Vaughn, the DOJ's attorney, defended the department's efforts to obtain the Costello-related records. She said that, while it was not likely that evidence would be part of the department's case in chief against Bannon, prosecutors might introduce the evidence if Bannon attorneys sought to dispute at the trial that Bannon was aware he had been subpoenaed.
Fight over whether Bannon attorney's advice can be part of his defense
Also before Nichols on Wednesday was the fight Justice Department has mounted to stop Bannon from arguing as part of his defense at trial that he was following the advice of his attorney in not complying with the subpoena.
When the January 6 committee was demanding Bannon's participation in the probe, Costello pointed to claims of executive privilege Trump had said he intended to assert in the investigation. Bannon's team has also pointed to Costello's request that Bannon and the House resolve their legal disagreements about his obligations to cooperate with a civil lawsuit.
On Wednesday, Nichols came close to giving the Justice Department a significant win in that dispute, but then stopped short of granting the department's request that Bannon be barred from presenting the my-lawyer-told-me-to-do-it defense at trial.
The judge indicated that based on what had been filed in the court papers before the hearing, he was inclined to rule in favor of the Justice Department's request. He said the two main arguments Bannon had made in the paper briefings were not "persuasive."
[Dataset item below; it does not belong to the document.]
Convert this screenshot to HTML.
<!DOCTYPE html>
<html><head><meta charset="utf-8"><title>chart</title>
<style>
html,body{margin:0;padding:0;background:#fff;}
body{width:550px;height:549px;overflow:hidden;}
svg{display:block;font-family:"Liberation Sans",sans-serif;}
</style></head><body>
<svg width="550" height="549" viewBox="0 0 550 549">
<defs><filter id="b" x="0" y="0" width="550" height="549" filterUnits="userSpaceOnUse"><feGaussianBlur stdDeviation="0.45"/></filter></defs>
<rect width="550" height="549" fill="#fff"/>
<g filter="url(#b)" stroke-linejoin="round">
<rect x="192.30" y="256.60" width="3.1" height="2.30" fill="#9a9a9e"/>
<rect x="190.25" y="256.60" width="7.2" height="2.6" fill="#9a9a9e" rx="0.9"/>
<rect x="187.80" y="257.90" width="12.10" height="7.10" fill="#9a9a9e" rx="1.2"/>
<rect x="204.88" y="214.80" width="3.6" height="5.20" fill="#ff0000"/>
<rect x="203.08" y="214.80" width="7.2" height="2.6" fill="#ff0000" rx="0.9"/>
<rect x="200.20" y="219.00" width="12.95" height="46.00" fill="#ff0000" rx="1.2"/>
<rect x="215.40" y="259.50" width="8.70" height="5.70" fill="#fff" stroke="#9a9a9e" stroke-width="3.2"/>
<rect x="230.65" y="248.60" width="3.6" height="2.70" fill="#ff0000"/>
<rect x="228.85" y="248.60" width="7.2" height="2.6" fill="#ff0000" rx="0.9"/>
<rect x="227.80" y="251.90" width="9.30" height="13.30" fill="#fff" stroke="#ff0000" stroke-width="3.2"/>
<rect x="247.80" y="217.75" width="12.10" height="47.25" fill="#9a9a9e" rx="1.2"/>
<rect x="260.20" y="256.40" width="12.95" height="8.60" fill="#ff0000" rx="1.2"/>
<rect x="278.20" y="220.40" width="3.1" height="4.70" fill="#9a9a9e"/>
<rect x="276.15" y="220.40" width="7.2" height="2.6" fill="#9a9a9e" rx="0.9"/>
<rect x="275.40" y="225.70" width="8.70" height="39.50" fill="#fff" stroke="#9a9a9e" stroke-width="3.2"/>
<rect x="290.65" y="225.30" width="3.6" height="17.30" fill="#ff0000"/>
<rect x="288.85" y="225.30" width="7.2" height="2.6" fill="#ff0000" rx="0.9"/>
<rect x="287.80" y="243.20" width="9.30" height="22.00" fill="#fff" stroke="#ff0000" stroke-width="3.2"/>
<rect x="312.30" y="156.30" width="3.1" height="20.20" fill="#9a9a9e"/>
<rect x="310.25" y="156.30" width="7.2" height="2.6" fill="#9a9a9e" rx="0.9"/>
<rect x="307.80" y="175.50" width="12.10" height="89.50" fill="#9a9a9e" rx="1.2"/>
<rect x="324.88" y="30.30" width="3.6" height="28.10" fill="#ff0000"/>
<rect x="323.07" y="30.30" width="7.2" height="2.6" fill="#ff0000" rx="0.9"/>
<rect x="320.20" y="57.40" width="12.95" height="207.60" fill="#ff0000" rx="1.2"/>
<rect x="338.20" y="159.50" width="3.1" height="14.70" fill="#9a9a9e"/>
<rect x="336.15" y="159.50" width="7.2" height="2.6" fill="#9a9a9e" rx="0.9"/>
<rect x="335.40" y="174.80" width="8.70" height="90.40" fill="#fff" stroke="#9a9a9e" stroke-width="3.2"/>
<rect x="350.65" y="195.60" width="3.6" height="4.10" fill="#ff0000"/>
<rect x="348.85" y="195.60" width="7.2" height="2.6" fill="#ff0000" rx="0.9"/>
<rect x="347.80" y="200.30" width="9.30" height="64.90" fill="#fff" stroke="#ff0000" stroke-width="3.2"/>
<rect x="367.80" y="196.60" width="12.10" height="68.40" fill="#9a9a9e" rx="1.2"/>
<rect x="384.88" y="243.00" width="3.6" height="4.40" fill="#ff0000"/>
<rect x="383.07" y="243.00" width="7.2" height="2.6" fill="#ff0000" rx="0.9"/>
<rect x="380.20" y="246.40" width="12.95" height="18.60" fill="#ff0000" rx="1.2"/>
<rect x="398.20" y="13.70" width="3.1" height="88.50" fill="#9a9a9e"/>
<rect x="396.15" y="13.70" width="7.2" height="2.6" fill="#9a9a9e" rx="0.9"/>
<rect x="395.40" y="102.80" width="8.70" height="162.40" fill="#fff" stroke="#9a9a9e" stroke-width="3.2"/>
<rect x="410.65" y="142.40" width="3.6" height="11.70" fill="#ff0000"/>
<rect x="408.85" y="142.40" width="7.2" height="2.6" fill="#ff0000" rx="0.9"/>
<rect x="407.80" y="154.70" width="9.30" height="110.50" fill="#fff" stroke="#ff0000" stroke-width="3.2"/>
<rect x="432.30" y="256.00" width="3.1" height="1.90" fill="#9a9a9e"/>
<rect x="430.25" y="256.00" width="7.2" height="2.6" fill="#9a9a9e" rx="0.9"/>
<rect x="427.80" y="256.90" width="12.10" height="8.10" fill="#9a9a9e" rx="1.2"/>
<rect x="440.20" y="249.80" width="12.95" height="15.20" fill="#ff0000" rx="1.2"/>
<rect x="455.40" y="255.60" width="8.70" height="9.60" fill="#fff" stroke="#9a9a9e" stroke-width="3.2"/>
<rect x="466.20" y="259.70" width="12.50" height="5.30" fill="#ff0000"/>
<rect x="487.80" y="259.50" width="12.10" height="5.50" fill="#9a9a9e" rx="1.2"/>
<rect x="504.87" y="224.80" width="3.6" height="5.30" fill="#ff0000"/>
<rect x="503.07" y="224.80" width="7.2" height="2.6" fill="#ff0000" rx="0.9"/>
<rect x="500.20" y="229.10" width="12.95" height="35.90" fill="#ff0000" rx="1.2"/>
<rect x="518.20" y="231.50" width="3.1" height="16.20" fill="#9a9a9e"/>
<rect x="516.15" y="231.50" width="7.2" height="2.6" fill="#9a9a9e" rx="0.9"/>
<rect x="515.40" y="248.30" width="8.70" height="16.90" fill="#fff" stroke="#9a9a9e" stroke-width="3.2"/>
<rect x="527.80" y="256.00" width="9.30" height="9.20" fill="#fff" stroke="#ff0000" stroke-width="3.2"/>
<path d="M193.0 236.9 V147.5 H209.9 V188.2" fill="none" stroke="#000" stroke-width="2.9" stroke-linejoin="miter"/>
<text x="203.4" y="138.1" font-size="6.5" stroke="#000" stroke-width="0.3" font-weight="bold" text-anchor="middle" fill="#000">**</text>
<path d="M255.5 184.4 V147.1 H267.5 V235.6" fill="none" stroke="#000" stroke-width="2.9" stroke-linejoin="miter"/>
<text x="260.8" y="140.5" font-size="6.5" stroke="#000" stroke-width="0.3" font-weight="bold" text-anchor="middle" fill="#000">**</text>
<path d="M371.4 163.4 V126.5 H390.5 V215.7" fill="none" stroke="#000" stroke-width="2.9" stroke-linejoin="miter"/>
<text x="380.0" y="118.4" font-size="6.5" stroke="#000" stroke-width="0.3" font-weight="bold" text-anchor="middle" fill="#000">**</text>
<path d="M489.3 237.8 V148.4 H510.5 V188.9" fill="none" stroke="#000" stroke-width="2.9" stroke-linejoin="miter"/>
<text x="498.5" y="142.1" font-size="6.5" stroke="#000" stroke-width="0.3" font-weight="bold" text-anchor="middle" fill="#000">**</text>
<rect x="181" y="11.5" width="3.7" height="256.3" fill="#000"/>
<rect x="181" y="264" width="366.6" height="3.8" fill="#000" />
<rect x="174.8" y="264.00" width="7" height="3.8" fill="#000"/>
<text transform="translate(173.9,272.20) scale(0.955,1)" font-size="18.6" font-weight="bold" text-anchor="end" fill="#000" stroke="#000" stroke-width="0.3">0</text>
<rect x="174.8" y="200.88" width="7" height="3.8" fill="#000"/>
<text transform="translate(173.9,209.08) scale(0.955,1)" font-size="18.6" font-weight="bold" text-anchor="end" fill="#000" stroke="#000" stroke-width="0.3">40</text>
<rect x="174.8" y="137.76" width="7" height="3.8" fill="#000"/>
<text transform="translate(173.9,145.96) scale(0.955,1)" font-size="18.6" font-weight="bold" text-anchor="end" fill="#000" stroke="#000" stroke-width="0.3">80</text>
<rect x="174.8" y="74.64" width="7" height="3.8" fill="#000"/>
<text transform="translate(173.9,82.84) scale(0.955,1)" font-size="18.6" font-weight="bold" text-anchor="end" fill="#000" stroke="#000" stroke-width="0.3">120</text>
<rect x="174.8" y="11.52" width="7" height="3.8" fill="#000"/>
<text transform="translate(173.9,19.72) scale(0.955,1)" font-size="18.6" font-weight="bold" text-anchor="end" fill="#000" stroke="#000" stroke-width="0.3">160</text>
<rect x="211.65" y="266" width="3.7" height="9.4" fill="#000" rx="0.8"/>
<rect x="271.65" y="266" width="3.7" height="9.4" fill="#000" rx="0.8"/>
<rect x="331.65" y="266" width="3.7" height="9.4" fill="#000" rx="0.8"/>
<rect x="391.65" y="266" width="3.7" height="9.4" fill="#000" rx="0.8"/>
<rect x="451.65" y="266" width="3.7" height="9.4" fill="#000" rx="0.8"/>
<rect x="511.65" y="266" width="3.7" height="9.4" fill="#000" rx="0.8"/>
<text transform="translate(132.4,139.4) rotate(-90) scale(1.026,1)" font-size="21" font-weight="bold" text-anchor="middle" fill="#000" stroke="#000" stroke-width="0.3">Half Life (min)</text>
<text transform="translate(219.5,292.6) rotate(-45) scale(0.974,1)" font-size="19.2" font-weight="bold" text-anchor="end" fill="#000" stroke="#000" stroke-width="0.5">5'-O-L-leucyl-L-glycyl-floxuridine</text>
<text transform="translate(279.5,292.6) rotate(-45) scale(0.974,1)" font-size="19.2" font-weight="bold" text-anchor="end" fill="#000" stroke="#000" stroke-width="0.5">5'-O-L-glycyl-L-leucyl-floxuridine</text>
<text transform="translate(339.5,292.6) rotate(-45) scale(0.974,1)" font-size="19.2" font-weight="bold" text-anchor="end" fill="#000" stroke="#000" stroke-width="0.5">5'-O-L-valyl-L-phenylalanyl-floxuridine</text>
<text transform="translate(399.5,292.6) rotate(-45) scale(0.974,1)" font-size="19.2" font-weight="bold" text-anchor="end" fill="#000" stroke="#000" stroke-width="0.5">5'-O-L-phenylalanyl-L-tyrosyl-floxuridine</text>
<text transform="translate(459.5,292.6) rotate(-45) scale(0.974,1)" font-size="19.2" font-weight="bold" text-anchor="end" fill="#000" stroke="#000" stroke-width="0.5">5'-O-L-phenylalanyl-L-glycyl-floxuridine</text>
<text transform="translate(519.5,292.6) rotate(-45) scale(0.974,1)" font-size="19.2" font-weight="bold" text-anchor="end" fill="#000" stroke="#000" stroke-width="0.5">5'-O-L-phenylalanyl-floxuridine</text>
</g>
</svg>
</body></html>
But Schoen introduced at Wednesday's oral arguments a third, new argument for why Bannon should be able to use that defense, claiming that the appellate court opinion that instructed the judge to take DOJ's side in the dispute was in fact not applicable in Bannon's case.
Nichols said he was not happy that the Bannon team raised that argument for the first time at the hearing, but he felt unable to decide its merits on the fly. The judge asked both sides to submit a new round of court filings on the arguments in the coming weeks.
This story and headline have been updated with additional developments Wednesday.